Thanks @GarthM. This makes sense to me that the percentages are based on the progress of the macros themselves. What does not make sense to me is the gate explanation of releasing all of the data on Anchor 3 as soon as all of the data is released on Anchor 1. I have heard this explanation before, and the video that I attached to my post seems to contradict this description of the BUD behavior. Any ideas what might be holding up the data from being output to out3.csv as soon as the data hits my select tool?
while i'm not 100% sure my guess is that the exchange between the engine and the plugin (i.e., the tool you see on the canvas) for output #1 hasn't finished yet. while that seems to contradict what you're witnessing on the canvas there's more to the "gate" explanation than the basic description i provided earlier (my apologies). the following is my extremely shallow understanding of what occurs between connected tools in a data stream:
for starters, passing all records to a downstream tool isn't the final step for a given output in a tool. for tools with multiple outputs (e.g., BUD). there may be a need to notify both the downstream tools (e.g., the Select tool connected to #1), as well as any "sibling" outputs (i.e., #2 & #3) that data is coming, and to start preparing for it (i.e., initialize). in addition, most downstream tools must report back to the upstream tool that "yes...we got your message and are receiving (or have received) the data you warned us about." that message is part of what allows Alterxy to terminate the process for output #1, and free up resources for the next process (output #2). in the case of BUD, and while i don't know for sure, right before Alteryx releases its' stranglehold on output #1 it creates a shadow copy of the data that gets shared with output #2. once output #2 has received the shadow copy output #1 gets destroyed. so, my guess is that the process for output #1 has yet to fully exit out; hence, why we see all of the records being reported on by the Select tool even though BUD is still at 60%. i believe that the BUD progress is reporting on how far along it is on creating a shadow copy of the data for output #2. given that output #2 will be sending the data to an output tool it needs to know the size and structure of the data before communicating to the downstream tool (e.g., Output::out3.csv) to get ready for a delivery.

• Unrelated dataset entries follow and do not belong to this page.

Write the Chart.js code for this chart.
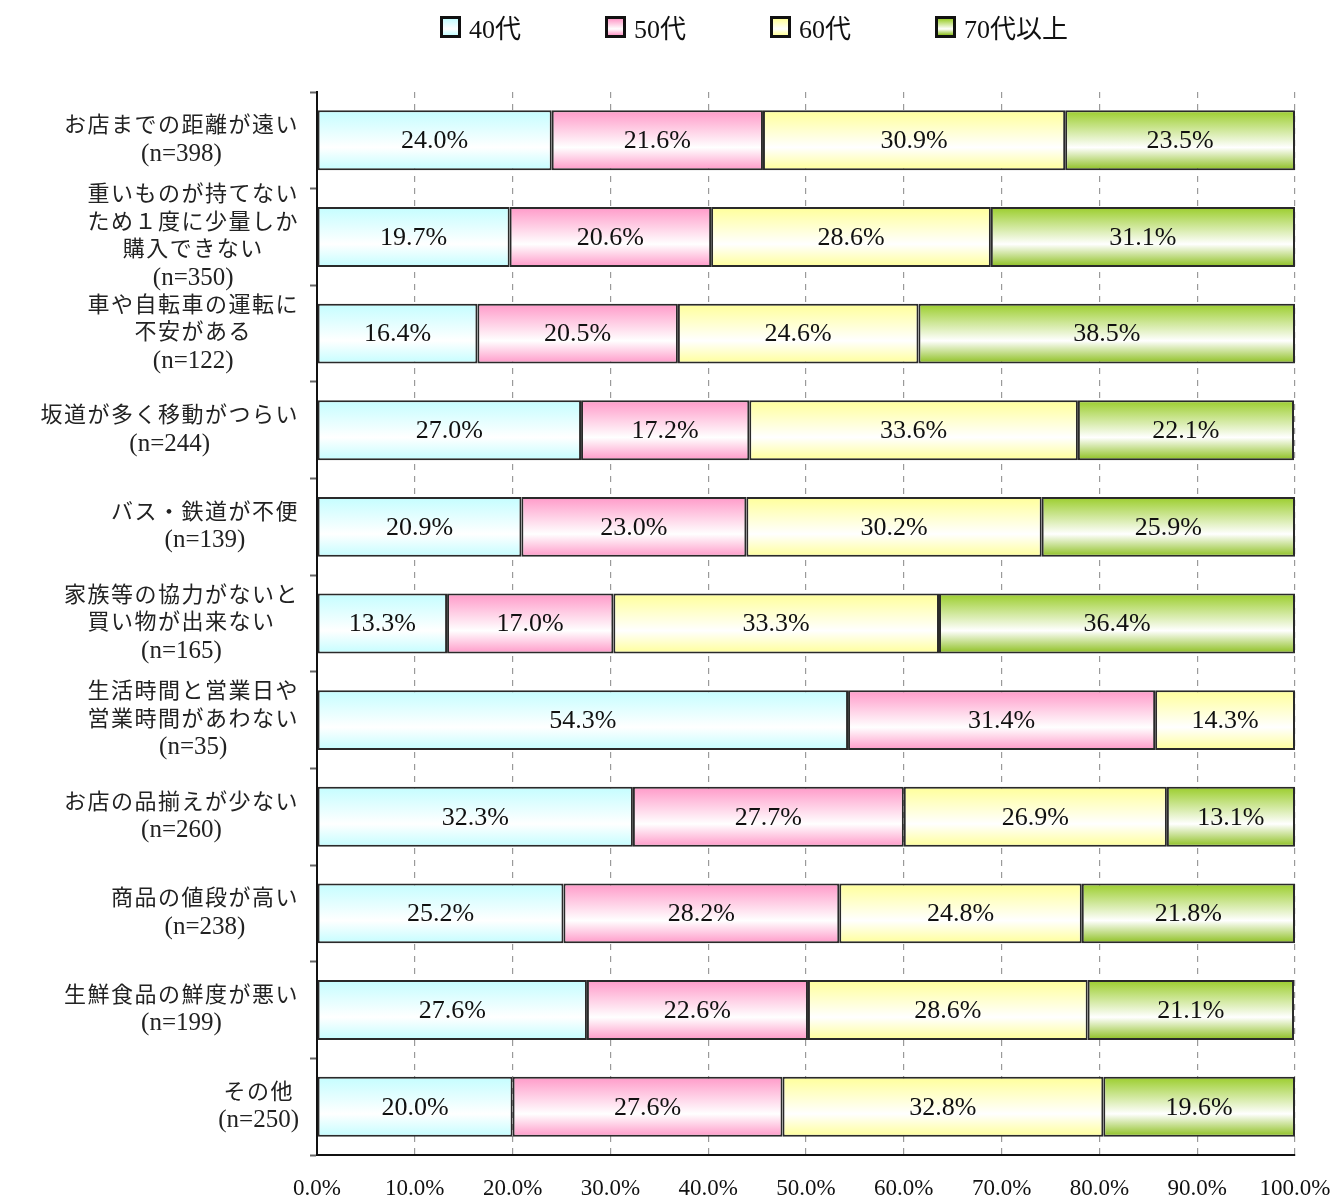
<!DOCTYPE html>
<html lang="ja">
<head>
<meta charset="utf-8">
<title>買い物で困っていること（年代別）</title>
<script src="https://cdn.jsdelivr.net/npm/chart.js@4/dist/chart.umd.min.js"></script>
<style>
  html, body { margin: 0; padding: 0; background: #fff; }
  #wrap { position: relative; width: 1333px; height: 1197px; }
  #legend {
    position: absolute; left: 440px; top: 8px; display: flex;
    font: 26px "Liberation Serif", "Noto Sans CJK JP", serif; color: #111;
  }
  #legend .item { display: flex; align-items: center; width: 165px; }
  #legend .box {
    width: 21px; height: 22px; box-sizing: border-box;
    border: 3px solid #111; margin-right: 8px;
  }
</style>
</head>
<body>
<div id="wrap">
  <canvas id="chart" width="1333" height="1197"></canvas>
  <div id="legend"></div>
</div>
<script>
// Categories (each entry is the label split into lines)
const categories = [
  ['お店までの距離が遠い', '(n=398)'],
  ['重いものが持てない', 'ため１度に少量しか', '購入できない', '(n=350)'],
  ['車や自転車の運転に', '不安がある', '(n=122)'],
  ['坂道が多く移動がつらい', '(n=244)'],
  ['バス・鉄道が不便', '(n=139)'],
  ['家族等の協力がないと', '買い物が出来ない', '(n=165)'],
  ['生活時間と営業日や', '営業時間があわない', '(n=35)'],
  ['お店の品揃えが少ない', '(n=260)'],
  ['商品の値段が高い', '(n=238)'],
  ['生鮮食品の鮮度が悪い', '(n=199)'],
  ['その他', '(n=250)']
];

const seriesNames = ['40代', '50代', '60代', '70代以上'];

// Share (%) per age group
const age40 = [24.0, 19.7, 16.4, 27.0, 20.9, 13.3, 54.3, 32.3, 25.2, 27.6, 20.0];
const age50 = [21.6, 20.6, 20.5, 17.2, 23.0, 17.0, 31.4, 27.7, 28.2, 22.6, 27.6];
const age60 = [30.9, 28.6, 24.6, 33.6, 30.2, 33.3, 14.3, 26.9, 24.8, 28.6, 32.8];
const age70 = [23.5, 31.1, 38.5, 22.1, 25.9, 36.4, null, 13.1, 21.8, 21.1, 19.6];

const xTickValues = [0, 10, 20, 30, 40, 50, 60, 70, 80, 90, 100];

// edge colours of the white-centred gradients [top, bottom]
const edgeColors = [
  ['#c4fdff', '#c4fdff'],
  ['#ff99c8', '#ff99c8'],
  ['#ffff99', '#ffff99'],
  ['#9acd2a', '#8cbf1e']
];

const BAR_PCT = 0.62;
const serif = '"Liberation Serif", "Noto Sans CJK JP", serif';

function gradientFill(edges) {
  return function(ctx) {
    const chart = ctx.chart;
    const y = chart.scales.y;
    if (!y || ctx.dataIndex === undefined || !chart.chartArea) return edges[0];
    const c = y.getPixelForValue(ctx.dataIndex);
    const half = (y.height / categories.length) * BAR_PCT / 2;
    const g = chart.ctx.createLinearGradient(0, c - half, 0, c + half);
    g.addColorStop(0, edges[0]);
    g.addColorStop(0.62, '#ffffff');
    g.addColorStop(1, edges[1]);
    return g;
  };
}

// Legend (HTML)
const legendEl = document.getElementById('legend');
seriesNames.forEach((name, i) => {
  const item = document.createElement('div');
  item.className = 'item';
  item.innerHTML = `<span class="box" style="background:linear-gradient(to bottom, ${edgeColors[i][0]} 0%, #fff 62%, ${edgeColors[i][1]} 100%)"></span>${name}`;
  legendEl.appendChild(item);
});

// Category labels on the left, one centred block per row
const yLabelPlugin = {
  id: 'yLabels',
  afterDraw(chart) {
    const ctx = chart.ctx;
    const y = chart.scales.y;
    const lineH = 27.5;
    const setFont = line => {
      if (line.startsWith('(')) {
        ctx.font = '25px ' + serif;
        ctx.letterSpacing = '0px';
      } else {
        ctx.font = '22px ' + serif;
        ctx.letterSpacing = '1.5px';
      }
    };
    ctx.save();
    ctx.fillStyle = '#222';
    ctx.textAlign = 'center';
    ctx.textBaseline = 'middle';
    categories.forEach((lines, i) => {
      const c = y.getPixelForValue(i);
      const w = Math.max(...lines.map(l => { setFont(l); return ctx.measureText(l).width; }));
      const cx = 299 - w / 2;
      const top = c - (lines.length - 1) * lineH / 2;
      lines.forEach((l, k) => { setFont(l); ctx.fillText(l, cx, top + k * lineH); });
    });
    ctx.restore();
  }
};

// Percent labels inside the bar segments
const valueLabelPlugin = {
  id: 'valueLabels',
  afterDatasetsDraw(chart) {
    const ctx = chart.ctx;
    ctx.save();
    ctx.font = '26px ' + serif;
    ctx.fillStyle = '#111';
    ctx.textAlign = 'center';
    ctx.textBaseline = 'middle';
    chart.data.datasets.forEach((ds, di) => {
      const meta = chart.getDatasetMeta(di);
      meta.data.forEach((bar, i) => {
        const v = ds.data[i];
        if (v == null) return;
        ctx.fillText(v.toFixed(1) + '%', (bar.x + bar.base) / 2, bar.y + 1);
      });
    });
    ctx.restore();
  }
};

const seriesData = [age40, age50, age60, age70];

new Chart(document.getElementById('chart'), {
  type: 'bar',
  data: {
    labels: categories,
    datasets: seriesNames.map((name, i) => ({
      label: name,
      data: seriesData[i],
      backgroundColor: gradientFill(edgeColors[i]),
      borderColor: '#2a2a2a',
      borderWidth: 2,
      borderSkipped: false,
      categoryPercentage: BAR_PCT,
      barPercentage: 1
    }))
  },
  options: {
    indexAxis: 'y',
    responsive: false,
    animation: false,
    layout: { padding: { top: 92, right: 0, bottom: 0, left: 0 } },
    plugins: {
      legend: { display: false },
      tooltip: { enabled: false }
    },
    scales: {
      x: {
        stacked: true,
        min: 0,
        max: 100,
        afterBuildTicks(scale) {
          scale.ticks = xTickValues.map(v => ({ value: v }));
        },
        afterFit(scale) {
          scale.height = 42;
          scale.paddingLeft = 0;
          scale.paddingRight = 38;
        },
        ticks: {
          padding: 20,
          color: '#111',
          font: { family: serif, size: 23 },
          maxRotation: 0,
          callback: v => Number(v).toFixed(1) + '%'
        },
        grid: { color: '#9a9a9a', lineWidth: 1.2, drawTicks: false },
        border: { color: '#111', width: 2, dash: [6, 6] }
      },
      y: {
        stacked: true,
        afterFit(scale) { scale.width = 317; },
        ticks: { display: false },
        grid: {
          drawOnChartArea: false,
          drawTicks: true,
          tickLength: 7,
          tickColor: '#666',
          tickWidth: 2,
          offset: true
        },
        border: { color: '#111', width: 2 }
      }
    }
  },
  plugins: [yLabelPlugin, valueLabelPlugin]
});
</script>
</body>
</html>
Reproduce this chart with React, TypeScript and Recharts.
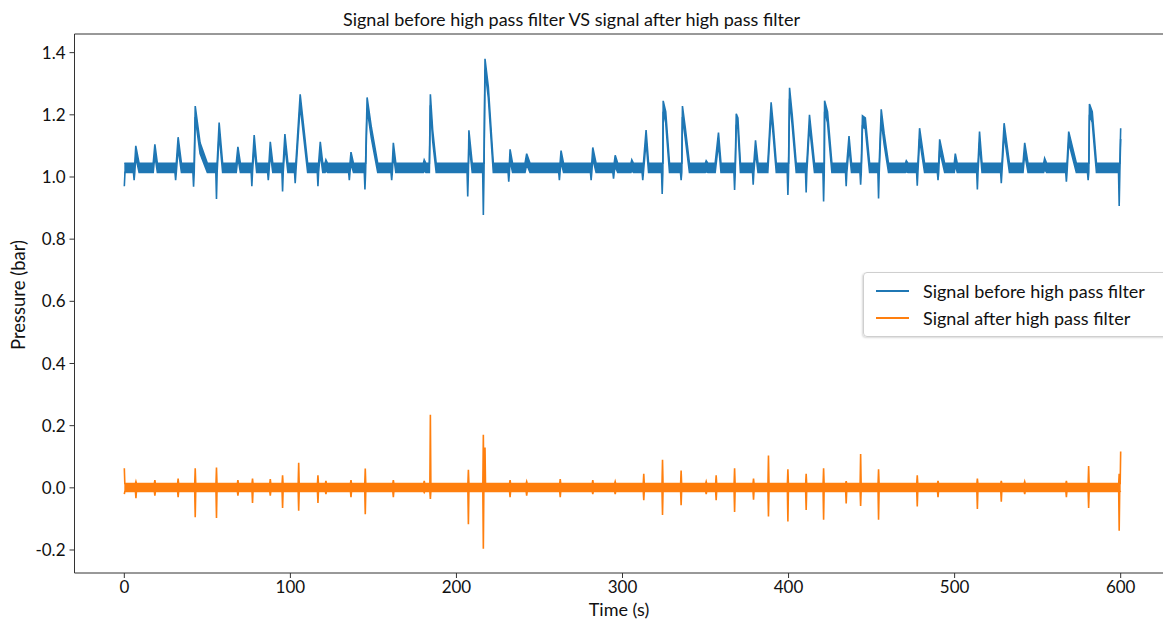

keep in mind, everything i've suggested here could be totally wrong. i'm simply venturing a guess based on my (juvenile) understanding of how the engine communicates with our tools.
Hey @GarthM, appreciate the explanation and I think that I am following. The thing that still doesn't seem to add up in my mind is that if this is the case of a race condition between preparing data for Gate 2 and disposing of data for Gate 1, shouldn't I be able to increase the delay on the Wait A Minute tool to the point of providing enough time for these BUD operations to complete and Gate 2 to release? If Gate 1 doesn't care about the operations of downstream tools, it should see that the Select and subsequent Summarize have all that they need from the incoming data stream and can free up those resources. However, if I increase the Wait A Minute to an actual minute, out3.csv is still not produced until after the full minute expires.